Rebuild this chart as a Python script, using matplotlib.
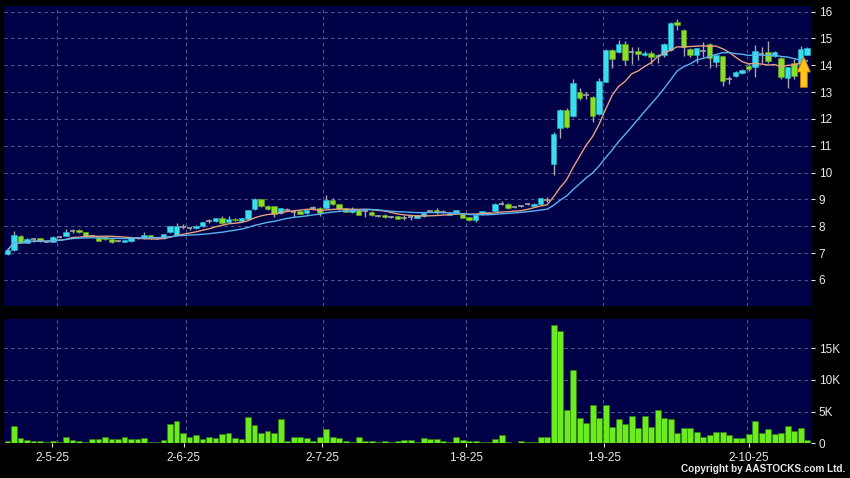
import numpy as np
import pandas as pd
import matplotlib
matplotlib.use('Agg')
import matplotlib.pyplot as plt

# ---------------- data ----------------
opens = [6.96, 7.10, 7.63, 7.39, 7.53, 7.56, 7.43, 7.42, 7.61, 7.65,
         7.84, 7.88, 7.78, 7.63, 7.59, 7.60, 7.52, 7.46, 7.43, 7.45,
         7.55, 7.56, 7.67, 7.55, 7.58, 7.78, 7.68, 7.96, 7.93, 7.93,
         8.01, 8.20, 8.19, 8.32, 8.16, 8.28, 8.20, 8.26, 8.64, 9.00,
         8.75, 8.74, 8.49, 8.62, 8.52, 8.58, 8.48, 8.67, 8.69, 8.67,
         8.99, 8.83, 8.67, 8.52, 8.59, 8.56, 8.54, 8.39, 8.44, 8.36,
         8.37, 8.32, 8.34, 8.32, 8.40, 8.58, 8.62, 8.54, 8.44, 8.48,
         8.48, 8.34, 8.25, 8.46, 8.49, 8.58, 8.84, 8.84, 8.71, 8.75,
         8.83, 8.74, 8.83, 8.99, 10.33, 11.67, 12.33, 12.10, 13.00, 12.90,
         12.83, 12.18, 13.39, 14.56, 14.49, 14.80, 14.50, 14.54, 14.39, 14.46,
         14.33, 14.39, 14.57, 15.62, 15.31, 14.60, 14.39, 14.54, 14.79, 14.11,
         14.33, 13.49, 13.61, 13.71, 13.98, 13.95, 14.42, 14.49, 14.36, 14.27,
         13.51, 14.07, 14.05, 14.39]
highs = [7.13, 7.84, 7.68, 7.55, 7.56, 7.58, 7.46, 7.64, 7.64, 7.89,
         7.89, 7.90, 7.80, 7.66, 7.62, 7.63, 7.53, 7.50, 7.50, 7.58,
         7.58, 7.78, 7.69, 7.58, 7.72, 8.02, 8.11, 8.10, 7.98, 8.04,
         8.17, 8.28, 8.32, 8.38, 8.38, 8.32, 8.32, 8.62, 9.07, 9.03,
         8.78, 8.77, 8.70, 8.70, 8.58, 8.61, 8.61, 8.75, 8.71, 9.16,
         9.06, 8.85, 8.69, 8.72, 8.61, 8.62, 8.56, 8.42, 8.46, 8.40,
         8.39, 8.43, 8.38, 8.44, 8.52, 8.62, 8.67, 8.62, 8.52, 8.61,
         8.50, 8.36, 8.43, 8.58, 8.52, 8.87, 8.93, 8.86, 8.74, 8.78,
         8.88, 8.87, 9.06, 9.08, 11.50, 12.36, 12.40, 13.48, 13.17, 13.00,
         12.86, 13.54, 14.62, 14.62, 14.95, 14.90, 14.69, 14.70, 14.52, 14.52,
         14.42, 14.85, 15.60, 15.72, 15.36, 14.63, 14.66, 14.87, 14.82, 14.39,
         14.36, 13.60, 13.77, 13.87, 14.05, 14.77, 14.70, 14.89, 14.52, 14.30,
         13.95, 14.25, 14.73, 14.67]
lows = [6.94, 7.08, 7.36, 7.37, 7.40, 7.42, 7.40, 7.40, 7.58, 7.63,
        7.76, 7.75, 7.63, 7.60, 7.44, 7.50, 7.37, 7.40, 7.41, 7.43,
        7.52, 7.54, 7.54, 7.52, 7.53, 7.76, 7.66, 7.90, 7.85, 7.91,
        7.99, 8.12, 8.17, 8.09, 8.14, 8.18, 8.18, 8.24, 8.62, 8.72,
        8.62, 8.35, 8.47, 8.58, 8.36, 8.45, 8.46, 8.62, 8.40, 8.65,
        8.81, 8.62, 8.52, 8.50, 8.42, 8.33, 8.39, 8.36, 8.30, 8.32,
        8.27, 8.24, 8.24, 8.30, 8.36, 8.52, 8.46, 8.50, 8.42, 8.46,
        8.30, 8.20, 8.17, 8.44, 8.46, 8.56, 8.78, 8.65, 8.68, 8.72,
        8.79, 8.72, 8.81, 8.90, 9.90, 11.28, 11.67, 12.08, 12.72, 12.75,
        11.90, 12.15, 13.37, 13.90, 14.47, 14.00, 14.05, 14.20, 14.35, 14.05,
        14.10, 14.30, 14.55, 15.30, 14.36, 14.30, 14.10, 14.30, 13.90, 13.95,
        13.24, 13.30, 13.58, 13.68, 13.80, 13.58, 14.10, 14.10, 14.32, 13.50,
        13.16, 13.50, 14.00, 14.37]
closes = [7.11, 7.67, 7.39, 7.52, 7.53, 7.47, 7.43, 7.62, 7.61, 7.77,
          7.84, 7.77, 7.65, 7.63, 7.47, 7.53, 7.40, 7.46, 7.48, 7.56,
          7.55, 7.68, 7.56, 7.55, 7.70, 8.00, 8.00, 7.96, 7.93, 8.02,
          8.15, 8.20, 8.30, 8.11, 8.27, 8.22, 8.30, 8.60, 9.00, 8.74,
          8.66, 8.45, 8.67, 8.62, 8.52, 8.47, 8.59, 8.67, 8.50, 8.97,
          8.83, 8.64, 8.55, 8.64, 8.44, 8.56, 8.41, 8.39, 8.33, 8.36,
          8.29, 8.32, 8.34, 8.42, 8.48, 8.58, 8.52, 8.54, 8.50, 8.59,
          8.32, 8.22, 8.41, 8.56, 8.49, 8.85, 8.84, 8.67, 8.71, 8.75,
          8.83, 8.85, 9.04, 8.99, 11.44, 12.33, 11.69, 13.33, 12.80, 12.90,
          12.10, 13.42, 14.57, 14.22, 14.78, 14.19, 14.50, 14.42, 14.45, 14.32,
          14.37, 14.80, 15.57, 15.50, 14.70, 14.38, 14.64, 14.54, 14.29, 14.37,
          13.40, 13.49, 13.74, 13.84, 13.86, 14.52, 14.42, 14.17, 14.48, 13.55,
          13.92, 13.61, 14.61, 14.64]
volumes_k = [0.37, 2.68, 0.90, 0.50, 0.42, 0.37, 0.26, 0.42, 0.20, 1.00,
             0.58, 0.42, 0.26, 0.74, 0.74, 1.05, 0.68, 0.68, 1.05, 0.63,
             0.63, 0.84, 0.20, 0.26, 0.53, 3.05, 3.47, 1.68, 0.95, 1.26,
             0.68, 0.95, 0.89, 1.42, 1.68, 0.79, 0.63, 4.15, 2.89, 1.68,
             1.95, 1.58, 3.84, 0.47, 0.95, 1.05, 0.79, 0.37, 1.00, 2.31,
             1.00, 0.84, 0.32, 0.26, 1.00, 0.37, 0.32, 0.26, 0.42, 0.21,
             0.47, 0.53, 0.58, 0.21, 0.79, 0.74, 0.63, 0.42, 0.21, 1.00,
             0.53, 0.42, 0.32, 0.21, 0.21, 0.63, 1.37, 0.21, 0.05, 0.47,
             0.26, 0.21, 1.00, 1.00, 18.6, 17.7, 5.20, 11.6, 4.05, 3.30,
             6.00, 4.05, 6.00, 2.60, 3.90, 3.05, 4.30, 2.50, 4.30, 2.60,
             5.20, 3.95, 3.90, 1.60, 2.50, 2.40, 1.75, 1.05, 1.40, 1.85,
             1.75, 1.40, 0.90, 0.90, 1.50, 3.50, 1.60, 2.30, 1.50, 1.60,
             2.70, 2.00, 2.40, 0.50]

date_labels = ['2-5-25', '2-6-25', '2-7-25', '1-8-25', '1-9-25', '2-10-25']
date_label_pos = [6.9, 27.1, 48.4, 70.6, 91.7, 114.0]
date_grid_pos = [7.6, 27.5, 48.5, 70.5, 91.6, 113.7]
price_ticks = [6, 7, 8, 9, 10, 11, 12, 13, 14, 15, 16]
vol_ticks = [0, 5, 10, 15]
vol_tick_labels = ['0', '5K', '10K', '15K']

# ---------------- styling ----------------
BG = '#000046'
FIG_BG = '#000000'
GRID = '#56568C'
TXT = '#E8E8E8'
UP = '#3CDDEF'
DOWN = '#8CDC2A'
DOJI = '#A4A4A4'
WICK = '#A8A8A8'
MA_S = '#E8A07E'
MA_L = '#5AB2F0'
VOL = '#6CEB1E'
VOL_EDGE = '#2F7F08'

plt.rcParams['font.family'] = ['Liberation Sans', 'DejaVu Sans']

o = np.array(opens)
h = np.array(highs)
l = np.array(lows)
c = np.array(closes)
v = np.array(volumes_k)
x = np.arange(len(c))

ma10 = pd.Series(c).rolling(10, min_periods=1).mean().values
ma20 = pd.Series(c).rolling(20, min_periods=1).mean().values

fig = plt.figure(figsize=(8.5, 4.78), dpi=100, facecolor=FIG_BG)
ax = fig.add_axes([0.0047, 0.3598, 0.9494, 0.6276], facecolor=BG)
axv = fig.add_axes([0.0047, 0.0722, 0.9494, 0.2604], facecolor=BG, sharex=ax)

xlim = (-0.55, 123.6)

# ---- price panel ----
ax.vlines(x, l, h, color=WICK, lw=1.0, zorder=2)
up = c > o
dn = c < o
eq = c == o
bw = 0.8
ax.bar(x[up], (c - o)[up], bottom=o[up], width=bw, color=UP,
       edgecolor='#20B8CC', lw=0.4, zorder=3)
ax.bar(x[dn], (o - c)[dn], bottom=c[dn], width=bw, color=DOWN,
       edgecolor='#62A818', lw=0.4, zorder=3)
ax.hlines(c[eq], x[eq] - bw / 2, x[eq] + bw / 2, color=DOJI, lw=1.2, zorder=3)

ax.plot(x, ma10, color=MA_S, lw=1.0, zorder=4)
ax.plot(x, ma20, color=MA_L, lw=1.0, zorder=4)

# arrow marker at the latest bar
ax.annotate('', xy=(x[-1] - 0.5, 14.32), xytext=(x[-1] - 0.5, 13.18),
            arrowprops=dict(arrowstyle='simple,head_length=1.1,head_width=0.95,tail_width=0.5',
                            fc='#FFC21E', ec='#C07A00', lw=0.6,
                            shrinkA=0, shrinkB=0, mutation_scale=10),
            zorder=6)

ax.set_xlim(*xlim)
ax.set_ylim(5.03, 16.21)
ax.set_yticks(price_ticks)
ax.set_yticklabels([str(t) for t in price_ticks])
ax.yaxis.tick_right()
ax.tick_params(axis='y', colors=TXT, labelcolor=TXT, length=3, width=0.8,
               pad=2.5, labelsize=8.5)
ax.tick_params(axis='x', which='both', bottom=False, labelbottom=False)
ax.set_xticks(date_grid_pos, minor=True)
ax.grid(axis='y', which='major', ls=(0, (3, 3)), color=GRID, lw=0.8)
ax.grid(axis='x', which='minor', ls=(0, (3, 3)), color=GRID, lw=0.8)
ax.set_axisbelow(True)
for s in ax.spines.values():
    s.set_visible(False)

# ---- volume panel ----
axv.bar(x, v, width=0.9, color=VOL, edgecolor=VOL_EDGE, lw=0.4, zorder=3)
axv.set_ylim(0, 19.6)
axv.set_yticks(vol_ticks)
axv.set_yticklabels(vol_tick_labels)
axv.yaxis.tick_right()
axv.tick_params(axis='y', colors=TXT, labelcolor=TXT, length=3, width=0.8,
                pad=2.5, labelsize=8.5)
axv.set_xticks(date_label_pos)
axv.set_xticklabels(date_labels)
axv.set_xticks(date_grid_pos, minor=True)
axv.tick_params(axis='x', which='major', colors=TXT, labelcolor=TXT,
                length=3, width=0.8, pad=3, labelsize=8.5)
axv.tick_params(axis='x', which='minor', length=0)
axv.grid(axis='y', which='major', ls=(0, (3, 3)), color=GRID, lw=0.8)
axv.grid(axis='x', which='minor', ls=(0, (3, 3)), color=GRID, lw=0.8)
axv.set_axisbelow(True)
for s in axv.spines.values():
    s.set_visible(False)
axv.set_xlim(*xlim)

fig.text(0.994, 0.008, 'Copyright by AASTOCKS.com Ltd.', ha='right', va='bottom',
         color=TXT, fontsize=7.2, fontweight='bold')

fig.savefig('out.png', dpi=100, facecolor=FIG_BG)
************
=== Given problem ===
Copy exactly the lines running from the beginning of the listing through the line that has "import matplotlib.pyplot as plt". Drop the pictures.

=== The answer ===
Rebuild this chart as a Python script, using matplotlib.
import numpy as np
import pandas as pd
import matplotlib
matplotlib.use('Agg')
import matplotlib.pyplot as plt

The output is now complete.